**Exercise details:** Quote the data below in full, minus the images.

>> start Data provided

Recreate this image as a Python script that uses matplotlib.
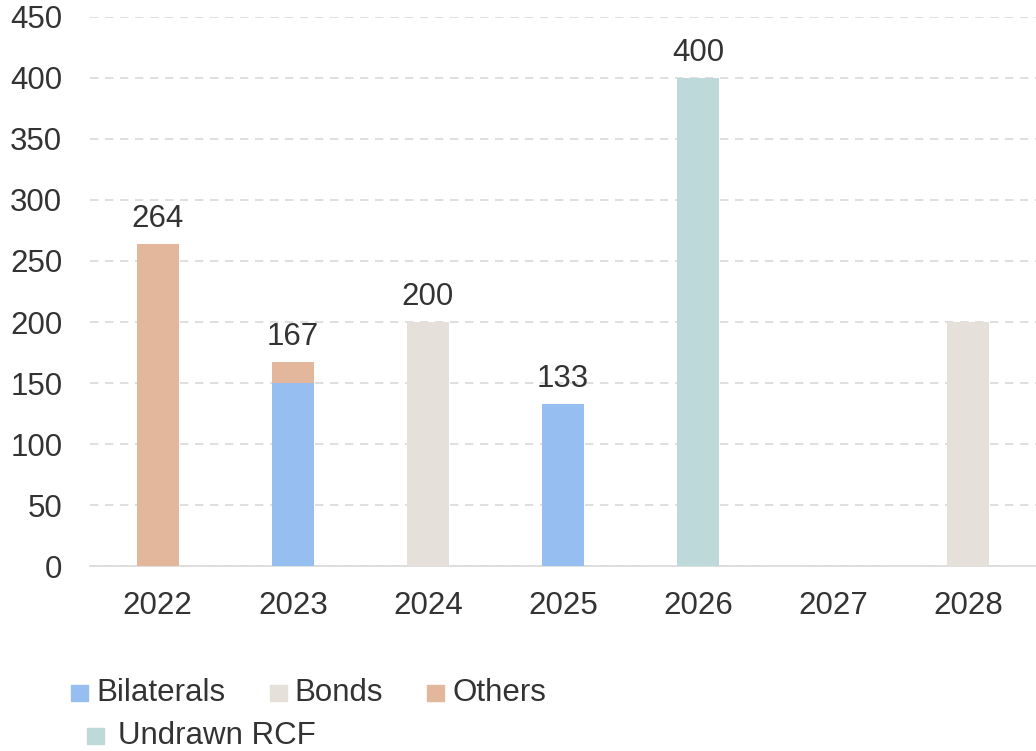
import numpy as np
import matplotlib.pyplot as plt
from matplotlib.patches import Rectangle

plt.rcParams['font.family'] = ['Liberation Sans', 'DejaVu Sans']

years = ["2022", "2023", "2024", "2025", "2026", "2027", "2028"]
bilaterals = [0, 150, 0, 133, 0, 0, 0]
bonds = [0, 0, 200, 0, 0, 0, 200]
others = [264, 17, 0, 0, 0, 0, 0]
undrawn_rcf = [0, 0, 0, 0, 400, 0, 0]
labels = ["264", "167", "200", "133", "400", "", ""]

c_bil = "#97BEF0"
c_bond = "#E6E0DB"
c_oth = "#E2B79B"
c_rcf = "#BDD9D9"
txt = "#333333"
fs = 22.5

fig = plt.figure(figsize=(10.36, 7.51), dpi=100)
ax = fig.add_axes([0.087, 0.2463, 0.913, 0.7311])

x = np.arange(len(years))
w = 0.31
bottom = np.zeros(len(years))
for vals, col in [(bilaterals, c_bil), (bonds, c_bond), (others, c_oth), (undrawn_rcf, c_rcf)]:
    ax.bar(x, vals, w, bottom=bottom, color=col, zorder=3)
    bottom += np.array(vals)

for i, lab in enumerate(labels):
    if lab:
        ax.text(x[i], bottom[i] + 14, lab, ha="center", va="baseline", fontsize=fs, color=txt)

ax.set_xlim(-0.5, len(years) - 0.5)
ax.set_ylim(0, 450)
ax.set_yticks(range(0, 451, 50))
ax.set_xticks(x)
ax.set_xticklabels(years)
ax.tick_params(axis="both", length=0, labelsize=fs, labelcolor=txt)
ax.tick_params(axis="x", pad=18)
ax.tick_params(axis="y", pad=20)
ax.yaxis.grid(True, color="#D9D9D9", linestyle=(0, (5, 4)), linewidth=1.2, zorder=0)
for s in ["top", "right", "left"]:
    ax.spines[s].set_visible(False)
ax.spines["bottom"].set_color("#D9D9D9")
ax.spines["bottom"].set_linewidth(1.2)

# legend, placed by hand: three entries on the first row, one on the second
W, H = 1036.0, 751.0
legend_items = [
    ("Bilaterals", c_bil, 71, 96, 701),
    ("Bonds", c_bond, 270, 294, 701),
    ("Others", c_oth, 427, 452, 701),
    ("Undrawn RCF", c_rcf, 87, 118, 744),
]
for name, col, sx, tx, base in legend_items:
    fig.patches.append(Rectangle((sx / W, (H - base) / H), 16.5 / W, 16.5 / H,
                                 transform=fig.transFigure, color=col))
    fig.text(tx / W, (H - base) / H, name, ha="left", va="baseline", fontsize=fs, color=txt)

fig.savefig("out.png", dpi=100)
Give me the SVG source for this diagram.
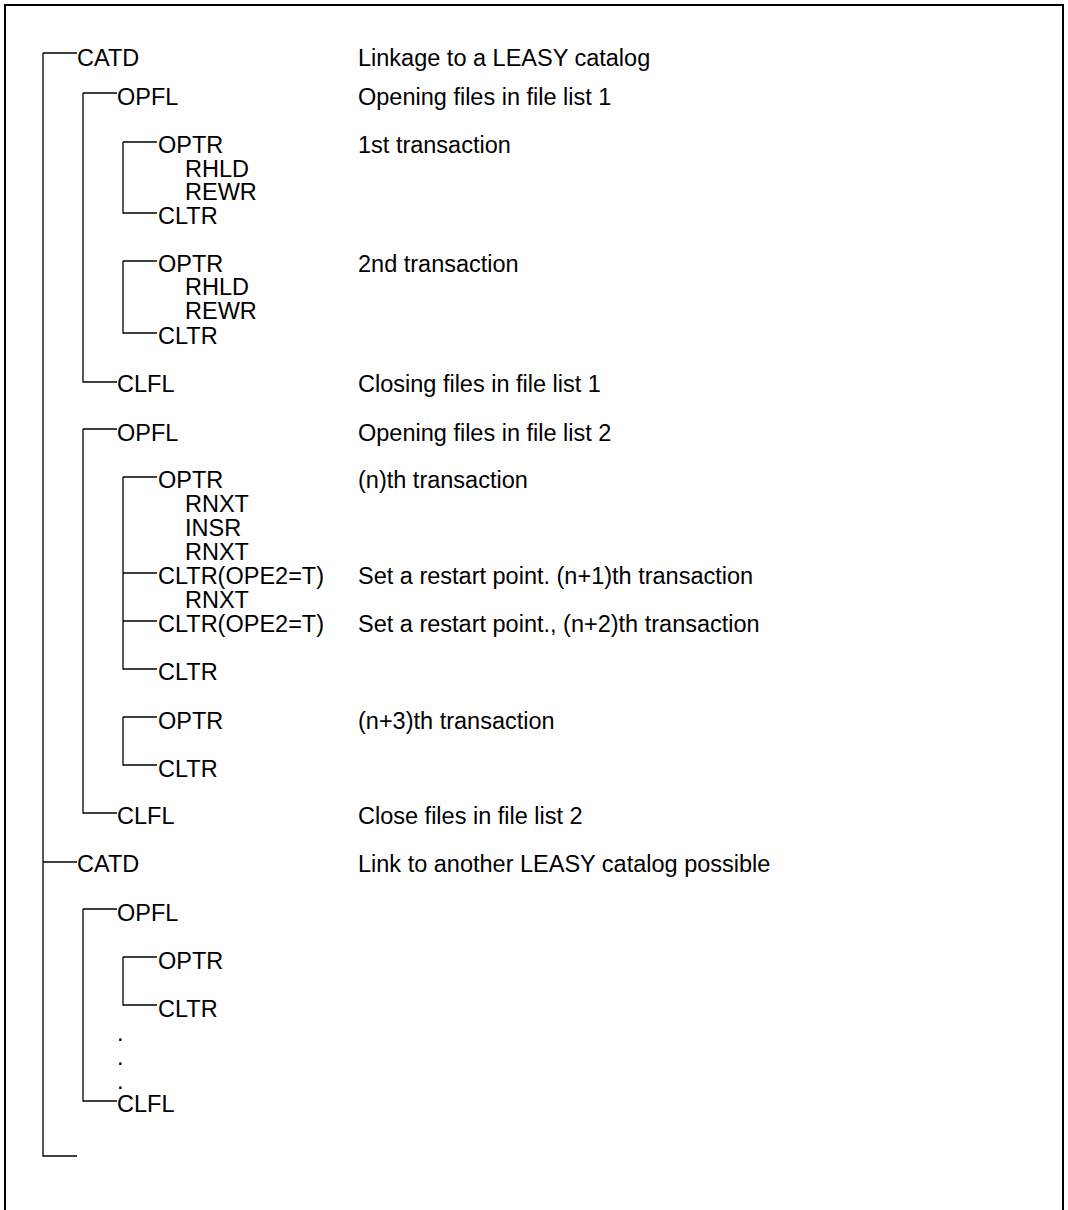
<svg xmlns="http://www.w3.org/2000/svg" width="1068" height="1210" viewBox="0 0 1068 1210">
<style>
text{font-family:"Liberation Sans",Arial,Helvetica,sans-serif;font-size:23.5px;fill:#000}
.c{fill:none;stroke:#000;stroke-width:1.3}
.f{fill:none;stroke:#000;stroke-width:2}
</style>
<rect width="1068" height="1210" fill="#fff"/>
<path class="f" d="M5,1210 V5 H1063 V1210"/>
<g id="connectors">
<path class="c" d="M43,53 H77 M43,53 V1156 H77"/>
<path class="c" d="M83,93 H117 M83,93 V382 H117"/>
<path class="c" d="M123,142 H157 M123,142 V213 H157"/>
<path class="c" d="M123,261 H157 M123,261 V333 H157"/>
<path class="c" d="M83,429 H117 M83,429 V813 H117"/>
<path class="c" d="M123,477 H157 M123,477 V669 H157 M123,573 H157 M123,621 H157"/>
<path class="c" d="M123,717 H157 M123,717 V765 H157"/>
<path class="c" d="M43,862 H77"/>
<path class="c" d="M83,909 H117 M83,909 V1101 H117"/>
<path class="c" d="M123,957 H157 M123,957 V1005 H157"/>
</g>
<g id="n-catd1"><text x="77" y="66">CATD</text><text x="358" y="66">Linkage to a LEASY catalog</text></g>
<g id="n-opfl1"><text x="117" y="105">OPFL</text><text x="358" y="105">Opening files in file list 1</text></g>
<g id="n-tr1"><text x="158" y="153">OPTR</text><text x="185" y="177">RHLD</text><text x="185" y="200">REWR</text><text x="158" y="224">CLTR</text><text x="358" y="153">1st transaction</text></g>
<g id="n-tr2"><text x="158" y="272">OPTR</text><text x="185" y="295">RHLD</text><text x="185" y="319">REWR</text><text x="158" y="344">CLTR</text><text x="358" y="272">2nd transaction</text></g>
<g id="n-clfl1"><text x="117" y="392">CLFL</text><text x="358" y="392">Closing files in file list 1</text></g>
<g id="n-opfl2"><text x="117" y="441">OPFL</text><text x="358" y="441">Opening files in file list 2</text></g>
<g id="n-trn"><text x="158" y="488">OPTR</text><text x="185" y="512">RNXT</text><text x="185" y="536">INSR</text><text x="185" y="560">RNXT</text><text x="358" y="488">(n)th transaction</text>
<text x="158" y="584">CLTR(OPE2=T)</text><text x="185" y="608">RNXT</text><text x="358" y="584">Set a restart point. (n+1)th transaction</text>
<text x="158" y="632">CLTR(OPE2=T)</text><text x="358" y="632">Set a restart point., (n+2)th transaction</text>
<text x="158" y="680">CLTR</text></g>
<g id="n-trn3"><text x="158" y="729">OPTR</text><text x="158" y="777">CLTR</text><text x="358" y="729">(n+3)th transaction</text></g>
<g id="n-clfl2"><text x="117" y="824">CLFL</text><text x="358" y="824">Close files in file list 2</text></g>
<g id="n-catd2"><text x="77" y="872">CATD</text><text x="358" y="872">Link to another LEASY catalog possible</text></g>
<g id="n-opfl3"><text x="117" y="921">OPFL</text></g>
<g id="n-tr3"><text x="158" y="969">OPTR</text><text x="158" y="1017">CLTR</text></g>
<g id="n-dots"><text x="117" y="1041">.</text><text x="117" y="1065">.</text><text x="117" y="1089">.</text></g>
<g id="n-clfl3"><text x="117" y="1112">CLFL</text></g>
</svg>
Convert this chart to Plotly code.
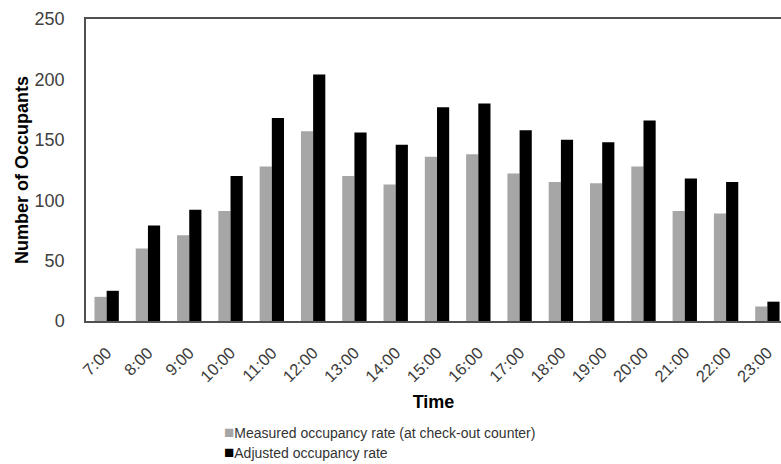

>> end Data provided

**Result of the exercise:**
Recreate this image as a Python script that uses matplotlib.
import numpy as np
import matplotlib.pyplot as plt
from matplotlib.patches import Rectangle

plt.rcParams['font.family'] = ['Liberation Sans', 'DejaVu Sans']

years = ["2022", "2023", "2024", "2025", "2026", "2027", "2028"]
bilaterals = [0, 150, 0, 133, 0, 0, 0]
bonds = [0, 0, 200, 0, 0, 0, 200]
others = [264, 17, 0, 0, 0, 0, 0]
undrawn_rcf = [0, 0, 0, 0, 400, 0, 0]
labels = ["264", "167", "200", "133", "400", "", ""]

c_bil = "#97BEF0"
c_bond = "#E6E0DB"
c_oth = "#E2B79B"
c_rcf = "#BDD9D9"
txt = "#333333"
fs = 22.5

fig = plt.figure(figsize=(10.36, 7.51), dpi=100)
ax = fig.add_axes([0.087, 0.2463, 0.913, 0.7311])

x = np.arange(len(years))
w = 0.31
bottom = np.zeros(len(years))
for vals, col in [(bilaterals, c_bil), (bonds, c_bond), (others, c_oth), (undrawn_rcf, c_rcf)]:
    ax.bar(x, vals, w, bottom=bottom, color=col, zorder=3)
    bottom += np.array(vals)

for i, lab in enumerate(labels):
    if lab:
        ax.text(x[i], bottom[i] + 14, lab, ha="center", va="baseline", fontsize=fs, color=txt)

ax.set_xlim(-0.5, len(years) - 0.5)
ax.set_ylim(0, 450)
ax.set_yticks(range(0, 451, 50))
ax.set_xticks(x)
ax.set_xticklabels(years)
ax.tick_params(axis="both", length=0, labelsize=fs, labelcolor=txt)
ax.tick_params(axis="x", pad=18)
ax.tick_params(axis="y", pad=20)
ax.yaxis.grid(True, color="#D9D9D9", linestyle=(0, (5, 4)), linewidth=1.2, zorder=0)
for s in ["top", "right", "left"]:
    ax.spines[s].set_visible(False)
ax.spines["bottom"].set_color("#D9D9D9")
ax.spines["bottom"].set_linewidth(1.2)

# legend, placed by hand: three entries on the first row, one on the second
W, H = 1036.0, 751.0
legend_items = [
    ("Bilaterals", c_bil, 71, 96, 701),
    ("Bonds", c_bond, 270, 294, 701),
    ("Others", c_oth, 427, 452, 701),
    ("Undrawn RCF", c_rcf, 87, 118, 744),
]
for name, col, sx, tx, base in legend_items:
    fig.patches.append(Rectangle((sx / W, (H - base) / H), 16.5 / W, 16.5 / H,
                                 transform=fig.transFigure, color=col))
    fig.text(tx / W, (H - base) / H, name, ha="left", va="baseline", fontsize=fs, color=txt)

fig.savefig("out.png", dpi=100)
Give me the SVG source for this diagram.
<svg xmlns="http://www.w3.org/2000/svg" width="1068" height="1210" viewBox="0 0 1068 1210">
<style>
text{font-family:"Liberation Sans",Arial,Helvetica,sans-serif;font-size:23.5px;fill:#000}
.c{fill:none;stroke:#000;stroke-width:1.3}
.f{fill:none;stroke:#000;stroke-width:2}
</style>
<rect width="1068" height="1210" fill="#fff"/>
<path class="f" d="M5,1210 V5 H1063 V1210"/>
<g id="connectors">
<path class="c" d="M43,53 H77 M43,53 V1156 H77"/>
<path class="c" d="M83,93 H117 M83,93 V382 H117"/>
<path class="c" d="M123,142 H157 M123,142 V213 H157"/>
<path class="c" d="M123,261 H157 M123,261 V333 H157"/>
<path class="c" d="M83,429 H117 M83,429 V813 H117"/>
<path class="c" d="M123,477 H157 M123,477 V669 H157 M123,573 H157 M123,621 H157"/>
<path class="c" d="M123,717 H157 M123,717 V765 H157"/>
<path class="c" d="M43,862 H77"/>
<path class="c" d="M83,909 H117 M83,909 V1101 H117"/>
<path class="c" d="M123,957 H157 M123,957 V1005 H157"/>
</g>
<g id="n-catd1"><text x="77" y="66">CATD</text><text x="358" y="66">Linkage to a LEASY catalog</text></g>
<g id="n-opfl1"><text x="117" y="105">OPFL</text><text x="358" y="105">Opening files in file list 1</text></g>
<g id="n-tr1"><text x="158" y="153">OPTR</text><text x="185" y="177">RHLD</text><text x="185" y="200">REWR</text><text x="158" y="224">CLTR</text><text x="358" y="153">1st transaction</text></g>
<g id="n-tr2"><text x="158" y="272">OPTR</text><text x="185" y="295">RHLD</text><text x="185" y="319">REWR</text><text x="158" y="344">CLTR</text><text x="358" y="272">2nd transaction</text></g>
<g id="n-clfl1"><text x="117" y="392">CLFL</text><text x="358" y="392">Closing files in file list 1</text></g>
<g id="n-opfl2"><text x="117" y="441">OPFL</text><text x="358" y="441">Opening files in file list 2</text></g>
<g id="n-trn"><text x="158" y="488">OPTR</text><text x="185" y="512">RNXT</text><text x="185" y="536">INSR</text><text x="185" y="560">RNXT</text><text x="358" y="488">(n)th transaction</text>
<text x="158" y="584">CLTR(OPE2=T)</text><text x="185" y="608">RNXT</text><text x="358" y="584">Set a restart point. (n+1)th transaction</text>
<text x="158" y="632">CLTR(OPE2=T)</text><text x="358" y="632">Set a restart point., (n+2)th transaction</text>
<text x="158" y="680">CLTR</text></g>
<g id="n-trn3"><text x="158" y="729">OPTR</text><text x="158" y="777">CLTR</text><text x="358" y="729">(n+3)th transaction</text></g>
<g id="n-clfl2"><text x="117" y="824">CLFL</text><text x="358" y="824">Close files in file list 2</text></g>
<g id="n-catd2"><text x="77" y="872">CATD</text><text x="358" y="872">Link to another LEASY catalog possible</text></g>
<g id="n-opfl3"><text x="117" y="921">OPFL</text></g>
<g id="n-tr3"><text x="158" y="969">OPTR</text><text x="158" y="1017">CLTR</text></g>
<g id="n-dots"><text x="117" y="1041">.</text><text x="117" y="1065">.</text><text x="117" y="1089">.</text></g>
<g id="n-clfl3"><text x="117" y="1112">CLFL</text></g>
</svg>
Convert this chart to Plotly code.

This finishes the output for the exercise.